Religion news in brief

AP News
Posted: Mar 21, 2012 1:27 PM
Religion news in brief

Annual tally finds drop in 2010 donation to churches

NEW YORK _ An annual report on North American congregations found that total donations to the churches declined by $1.2 billion in 2010, the second consecutive year denominations reported a drop in giving.

According to the latest Yearbook of American & Canadian Churches, congregations reported $29 billion in contributions for 2010, or $763 per capita, for a dip of 2.2 percent. Between 2008 and 2009, as the impact of the Great Recession continued, reported donations had dropped by $431 million.

The yearbook, published by the National Council of Churches, also tracks reported membership numbers for denominations. The Roman Catholic Church in the United States remains the largest religious group by far, with 68.2 million members, a growth rate of less than 1 percent in 2010.

Mainline Protestant denominations continued their decades-long decline in membership. The largest reported drop was in the Evangelical Lutheran Church in America, which was down 5.9 percent to 4.3 million members, the yearbook authors said.

The evangelical Southern Baptist Convention, the nation's second-largest religious group, reported a very small membership decline of less than 1 percent, but it was the fourth consecutive year the Southern Baptists reported a drop. Their 2010 membership stood at 16.1 million people.

Among the denominations that grew in 2010: The Church of Jesus Christ of Latter-day Saints, or Mormon church, reported a 1.6 percent jump, to 6.2 million members. The Assemblies of God, one of the more established Pentecostal denominations, reported a nearly 4 percent increase to just over 3 million members.

The National Council of Churches, based in New York, is an ecumenical group that includes Protestant, Anglican and Orthodox Christian denominations.



Hungary's law to reduce number of churches criticized by faith leaders

BUDAPEST, Hungary (AP) _ The head of the Council of Europe on Wednesday criticized a new law in Hungary that sharply reduced the number of officially recognized churches and changed the procedure they need to follow to gain that status.

Council of Europe Secretary-General Thorbjorn Jagland was in Budapest to meet with Prime Minister Viktor Orban and other leading government officials to discuss the church law and other recent ones regarding media and judicial reforms that have drawn international criticism.

Hungary's new church law, which requires parliamentary approval of churches by a two-thirds majority, sharply cut the number of officially recognized ones from more than 350 to 32.

Before the change, religious groups only had to register with the courts to gain official status and access to state subsidies and tax advantages.

"Our assessment is that overall it provides a generous framework for religious communities, but there are some problems," Jagland said of the law in an interview with The Associated Press. "We recognize that there was a need to avoid that some religious organizations or churches misuse the possibility to get public funding, but having said this, some of the provisions in the law are problematic."

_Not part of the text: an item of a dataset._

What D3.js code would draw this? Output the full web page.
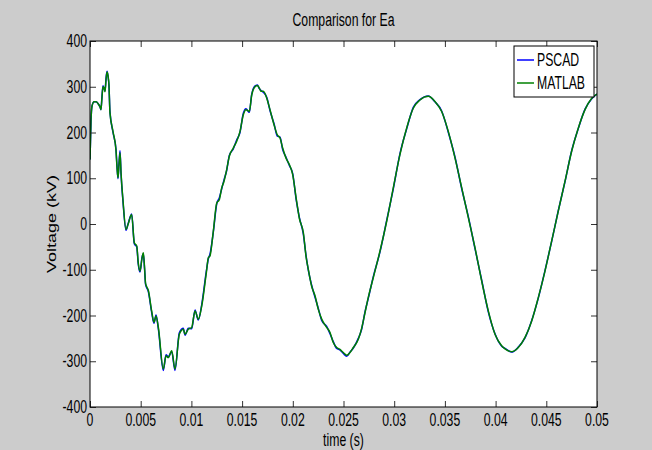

The government has said the law was needed to filter out "business churches," for-profit organizations carrying out no religious activities. But the role of lawmakers in such decisions has raised suspicions that in some cases political considerations have outweighed applicants' religious and social merits.

There is now a list of qualifications churches must meet to be recognized, but lawmakers do not have to explain their decisions, leaving applicants in the dark about the reasons for their rejection.


SC man gets 7 years for defrauding church workers of $2.5M in health insurance premiums

COLUMBIA, S.C. (AP) _ A South Carolina man has been sentenced to seven years in prison on federal charges that he defrauded church workers out of $2.5 million in health insurance premiums.

William Madison Worthy was sentenced Tuesday in Greenville. A judge ordered him to undergo treatment for alcoholism and pay restitution, which will be calculated later.

Worthy pleaded guilty last year to insurance crimes affecting interstate commerce. Worthy and one of his companies collected more than $3.5 million in health premiums between 2004 and 2006. Prosecutors said $1 million in medical claims were paid, but the remaining $2.5 million was diverted to bank accounts that Worthy controlled.

The victim was Fellowship Services, a provider of employment benefits for pastors and church workers.


Methodist-built chapel likely to be razed after storm

ALEXANDRIA, Ky. (AP) _ A northern Kentucky chapel, built as a Methodist church 156 years ago, will likely be torn down after a storm wrecked it.

The building is known as Wesley Chapel and it belongs to a board that oversees a cemetery that is on the same property.

Kenny Fossitt, a board member, said the damage may prove too expensive to repair.

About 400 graves around the chapel in Campbell County date to the early 1800s. It was built with two front entrance doors _ one for men and the other for women.

The congregation that used the building closed it in 1993. It was badly damaged in a storm March 2.